De kleine kinderen van de crèche van de Heilige Familie in de christelijke stad Baghdeda, zo’n 25 km van Mosul in Noord-Irak, glimlachen breed als ze ons vertellen wat ze later willen worden. Abanoub en Andrian willen ingenieur worden, de kleine Mekel droomt ervan arts te worden en Rozalina zou graag religieuze zuster worden. Ze gaan allemaal naar de crèche van de Heilige Familie naast het klooster van de zusters Ephrem, genoemd naar een Mesopotamische heilige uit de derde en vierde eeuw die bijzonder belangrijk is voor het oosterse christendom.
Het kinderdagverblijf dat de kinderen bezoeken lijkt op andere in de wereld, maar heeft een enigszins andere geschiedenis. Het werd verwoest door terroristen van Islamitische Staat (IS) toen zij van 2014 tot 2016 de controle over de stad grepen. In één nacht werden alle mensen, ook de zusters, gedwongen te vluchten. Het gebouw onderging de standaardbehandeling door de militanten van Daesh: muren beklad, meubels gestolen, daken kapotgeslagen, plafonds afgebroken en elektrische bedrading eruit gestript. Later, tijdens de gevechten om de jihadistische rebellen te verdrijven, werd het dak door een mortier geraakt en werden de muren doorzeefd met mitrailleurvuur. Een raketgranaat trof ook de muur van het balkon dat uitkijkt op de straat.
Met dit in gedachten is het een wonder om deze kinderen te zien en de wedergeboorte van een gemeenschap die de hoop bijna had opgegeven. Mekel, Abanoub, Andria en andere kinderen uit Baghdeda kunnen nu weer zingen en spelen in een kinderkamer die is versierd met afbeeldingen van Mickey Mouse, Crazy Bird, de Smurfen en Frozen. Het is moeilijk voor te stellen hoe deze vrolijke en ongevaarlijke cartoonafbeeldingen door de jihadisten met spuitbusverf zijn overgespoten, misschien deels vanwege hun westerse associaties, misschien omdat ze botsten met islamitische overtuigingen over het afbeelden van zaken.
In 2017, niet lang nadat de IS-strijders uit het door hen bezette Baghdeda waren verjaagd, begonnen de christelijke gezinnen terug te keren. Met de eerste vier kinderen die aankwamen begonnen, ondanks het feit dat alles verwoest was, twee van de zusters onmiddellijk weer te werken in de crèche. Sindsdien is bijna de helft van de gezinnen naar de stad teruggekeerd en het aantal kinderen dat zich bij de crèche inschrijft, neemt gestaag toe. Er zijn nu 47 kinderen, maar er is genoeg ruimte om tot 80 kinderen op te vangen. Het jongste kind is net zes maanden en het oudste is vijf. Dankzij de hulp van Kerk in Nood en andere organisaties zijn nu twee verdiepingen van de crèche volledig gerestaureerd, waarvan één met de crèche voor de jongste kinderen.

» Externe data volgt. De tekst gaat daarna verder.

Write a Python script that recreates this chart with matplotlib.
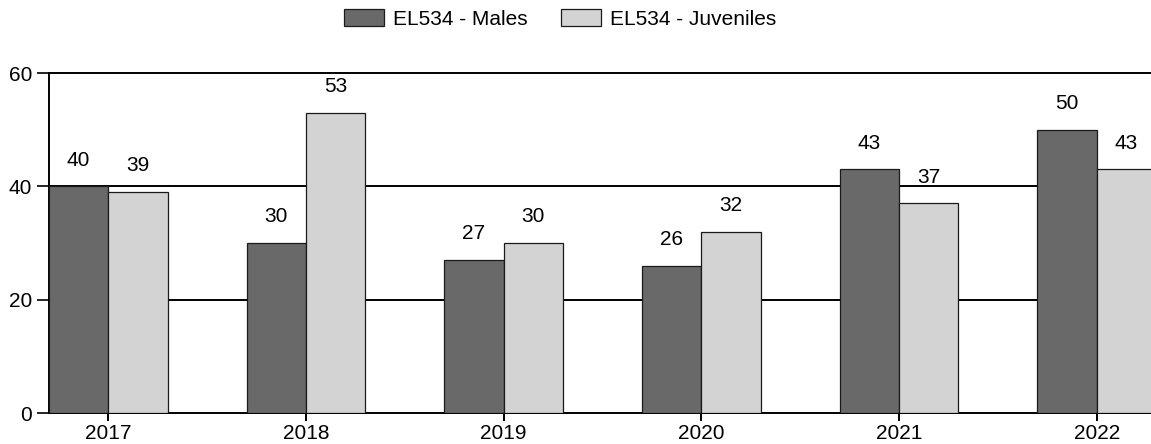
import matplotlib
matplotlib.use("Agg")
import matplotlib.pyplot as plt
import numpy as np

years = ["2017", "2018", "2019", "2020", "2021", "2022"]
males = [40, 30, 27, 26, 43, 50]
juveniles = [39, 53, 30, 32, 37, 43]
series_names = ["EL534 - Males", "EL534 - Juveniles"]
yticks = [0, 20, 40, 60]

plt.rcParams['font.family'] = ['Liberation Sans', 'DejaVu Sans']
FS = 15

fig = plt.figure(figsize=(11.51, 4.44), dpi=100)
ax = fig.add_axes([49/1151, 31/444, 1107/1151, 340/444])

x = np.arange(len(years))
w = 0.3
b1 = ax.bar(x - w/2, males, w, color='#696969', edgecolor='#1a1a1a', linewidth=0.9,
            label=series_names[0], zorder=3)
b2 = ax.bar(x + w/2, juveniles, w, color='#d3d3d3', edgecolor='#1a1a1a', linewidth=0.9,
            label=series_names[1], zorder=3)

for bars, vals in ((b1, males), (b2, juveniles)):
    for r, v in zip(bars, vals):
        ax.annotate(str(v), (r.get_x() + r.get_width()/2, v), xytext=(0, 15),
                    textcoords='offset points', ha='center', va='baseline', fontsize=FS)

ax.set_xlim(-w, len(years) - 1 + w)
ax.set_ylim(0, 60)
ax.set_yticks(yticks)
ax.set_xticks(x)
ax.set_xticklabels(years)
for yv in yticks[1:]:
    ax.axhline(yv, color='black', lw=1.4, zorder=1, clip_on=False)

for s in ['top', 'right']:
    ax.spines[s].set_visible(False)
ax.spines['left'].set_linewidth(1.4)
ax.spines['bottom'].set_linewidth(1.4)
ax.tick_params(axis='y', length=8.5, width=1.2, labelsize=FS, pad=3.5)
ax.tick_params(axis='x', length=5.5, width=1.4, labelsize=FS, pad=2.5)

fig.legend(handles=[b1, b2], labels=series_names, loc='center', bbox_to_anchor=(560/1151, 1 - 19/444),
           ncol=2, frameon=False, fontsize=FS, handlelength=1.92, handleheight=0.9,
           columnspacing=1.6, handletextpad=0.45)

fig.savefig("out.png", dpi=100)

Sabrin Thamer is een van de moeders die haar zoontje naar de crèche brengt. “Ik ben heel blij dat ik terug ben in Baghdeda en dat onze kinderen nu weer naar de crèche kunnen”, zegt ze. “Wij danken God voor al degenen die zo hard hebben gewerkt en hebben bijgedragen aan de wederopbouw. Daarmee hebben zij geholpen om onze kinderen weer de mogelijkheid te geven om onderwijs te volgen.” Zoals de meeste gezinnen hier spreekt Sabrin een dialect van het Aramees.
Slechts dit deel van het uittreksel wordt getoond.